By Achieng’ Otieno
Standing in a lush green maize field in Trans-Nzoia County, 71-year-old farmer Philip Kitur should be looking forward to a bumper harvest. Instead, he is anxious.
His 41-acre farm at Kipkeikei village is ready for top dressing, but he has been unable to secure urea fertilizer, a critical input that could determine whether his crop reaches its full potential.
“The maize needs fertilizer now. Without it, I could lose nearly a third of my harvest,” Kitur told Mongabay.
Kitur’s predicament reflects a growing concern across Kenya’s agricultural sector as escalating tensions in the Middle East threaten global fertilizer supplies and drive-up production costs for farmers.
Agriculture Cabinet Secretary Mutahi Kagwe is however arraying the fears, saying Kenya currently has sufficient fertilizer stocks, including about two million bags of top-dressing fertilizer, but acknowledges that the government is preparing for possible supply disruptions.
“We cannot predict how long the conflict in the Middle East will last,” Kagwe said. “That is why we are already engaging Algeria for urea supplies and Morocco for additional fertilizer to safeguard the country’s food security.”

The concerns stem from the strategic importance of the Persian Gulf to the global fertilizer trade. Nearly one-third of the world’s seaborne urea passes through the region, while Kenya imports about 26 percent of its fertilizer through the Strait of Hormuz, according to UN Trade and Development data.
Any disruption increases shipping costs through higher insurance premiums, fuel surcharges, longer shipping routes and delayed deliveries, costs that are eventually passed on to farmers.
Although subsidized fertilizer prices have remained stable, commercial prices have surged.

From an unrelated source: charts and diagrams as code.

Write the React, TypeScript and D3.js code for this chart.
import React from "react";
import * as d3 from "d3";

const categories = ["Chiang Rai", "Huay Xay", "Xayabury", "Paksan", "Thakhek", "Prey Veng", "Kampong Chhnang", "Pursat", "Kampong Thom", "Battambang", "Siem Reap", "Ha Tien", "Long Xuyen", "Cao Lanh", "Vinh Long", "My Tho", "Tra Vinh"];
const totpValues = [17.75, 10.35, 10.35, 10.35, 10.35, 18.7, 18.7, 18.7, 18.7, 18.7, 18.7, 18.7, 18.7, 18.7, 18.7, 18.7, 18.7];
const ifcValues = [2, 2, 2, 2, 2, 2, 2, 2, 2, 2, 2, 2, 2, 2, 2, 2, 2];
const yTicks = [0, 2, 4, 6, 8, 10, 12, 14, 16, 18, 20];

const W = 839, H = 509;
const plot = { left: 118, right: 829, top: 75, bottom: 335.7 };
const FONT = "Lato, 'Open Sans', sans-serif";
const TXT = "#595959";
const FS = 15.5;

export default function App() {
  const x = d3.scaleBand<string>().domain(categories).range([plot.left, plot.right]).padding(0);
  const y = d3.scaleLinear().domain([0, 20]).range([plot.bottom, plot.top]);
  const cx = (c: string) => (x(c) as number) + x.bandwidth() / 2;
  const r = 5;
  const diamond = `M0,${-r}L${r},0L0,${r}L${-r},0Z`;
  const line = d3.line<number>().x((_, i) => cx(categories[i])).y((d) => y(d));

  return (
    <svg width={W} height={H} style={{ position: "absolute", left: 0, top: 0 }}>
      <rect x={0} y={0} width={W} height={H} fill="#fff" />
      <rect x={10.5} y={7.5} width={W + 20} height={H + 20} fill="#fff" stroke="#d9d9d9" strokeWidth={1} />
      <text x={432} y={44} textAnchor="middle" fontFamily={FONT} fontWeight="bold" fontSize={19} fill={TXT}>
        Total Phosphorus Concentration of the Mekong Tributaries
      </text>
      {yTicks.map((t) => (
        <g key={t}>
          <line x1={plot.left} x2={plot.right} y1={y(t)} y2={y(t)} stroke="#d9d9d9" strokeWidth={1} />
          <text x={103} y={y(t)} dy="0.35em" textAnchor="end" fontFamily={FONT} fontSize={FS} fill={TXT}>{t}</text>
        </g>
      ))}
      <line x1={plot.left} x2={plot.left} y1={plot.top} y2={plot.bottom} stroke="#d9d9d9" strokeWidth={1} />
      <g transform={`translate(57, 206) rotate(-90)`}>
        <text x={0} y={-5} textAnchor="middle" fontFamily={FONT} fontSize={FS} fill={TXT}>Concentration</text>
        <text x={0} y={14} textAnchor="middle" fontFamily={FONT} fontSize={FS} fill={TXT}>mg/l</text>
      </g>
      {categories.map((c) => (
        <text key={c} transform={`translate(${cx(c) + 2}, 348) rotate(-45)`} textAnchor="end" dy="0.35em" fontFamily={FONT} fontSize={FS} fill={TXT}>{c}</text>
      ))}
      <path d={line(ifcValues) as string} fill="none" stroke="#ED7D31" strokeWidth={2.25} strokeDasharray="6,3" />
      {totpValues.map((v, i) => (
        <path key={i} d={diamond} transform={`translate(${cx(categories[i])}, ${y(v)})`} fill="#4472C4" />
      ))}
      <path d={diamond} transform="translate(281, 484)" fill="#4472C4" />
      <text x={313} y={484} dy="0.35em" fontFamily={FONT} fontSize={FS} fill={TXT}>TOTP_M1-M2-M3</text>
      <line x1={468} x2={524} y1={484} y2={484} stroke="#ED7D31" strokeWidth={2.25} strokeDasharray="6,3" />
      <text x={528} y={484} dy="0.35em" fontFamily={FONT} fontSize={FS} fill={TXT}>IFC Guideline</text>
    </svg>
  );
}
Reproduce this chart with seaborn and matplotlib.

Josephine Ndonji, a tomato farmer in Kisumu County, says the cost of a 50-kilogram bag of urea jumped from about KSh6,000 ($46) in January to nearly KSh8,000 ($62) by March.
“I ordered 25 bags but couldn’t get them from one supplier,” she said. “I had to source the rest from Makueni, then pay extra transport to Kisumu and finally to my farm in Ahero.”
For many farmers, fertilizer is only part of the problem. Kitur says rising diesel prices have significantly increased the cost of ploughing, planting and transporting produce.

“The government has helped by subsidizing fertilizer, but fuel prices have wiped out those savings,” he said.
Diesel prices climbed sharply in 2026, rising from about KSh165.63 per litre in February to a record KSh242.92 in May before government intervention reduced the price to KSh222.86.
Trans-Nzoia is Kenya’s largest maize-producing county. According to the 2025 National Agriculture Production Report, it produced 423,156 tonnes of maize in 2024, about 10.5 percent of the country’s total harvest of just over four million tonnes.
Any disruption in fertilizer supply therefore has implications far beyond individual farmers, potentially affecting national food supplies and prices.
To support production, the Kenyan government has continued its fertilizer subsidy programme, allocating about $61 million in the 2025/26 financial year to enable eligible farmers to purchase fertilizer at half the commercial price through registered agro-dealers.
Farmers access the subsidy through the Kenya Integrated Agriculture Management Information System (KIAMIS), which issues SMS vouchers after farmers register their farms and crops. By late 2025, more than 7.2 million of Kenya’s estimated 7.5 million smallholder farmers had enrolled in the system.
Despite the programme, farmers in Trans-Nzoia endured long queues at government depots earlier this year as demand outstripped supplies.
Kenya’s fertilizer strategy relies heavily on imports secured through government-to-government agreements and international suppliers.
Since the fertilizer subsidy programme was introduced, Morocco has become Kenya’s principal supplier following disruptions caused by the Russia-Ukraine war. Russia has also remained a significant supplier through existing contracts, while Saudi Arabia, Qatar, Egypt and several European countries have filled supply gaps.
The diversification enabled Kenya to withstand earlier global disruptions. However, renewed instability in the Gulf threatens another major test for the country’s food system.
The government remains confident it can cushion farmers by diversifying fertilizer imports and maintaining strategic stocks. Yet the crisis has exposed a deeper vulnerability, because as long as Kenya depends on imported fertilizer, conflicts thousands of kilometres away can determine how much farmers pay to grow food, and ultimately what consumers pay at the market.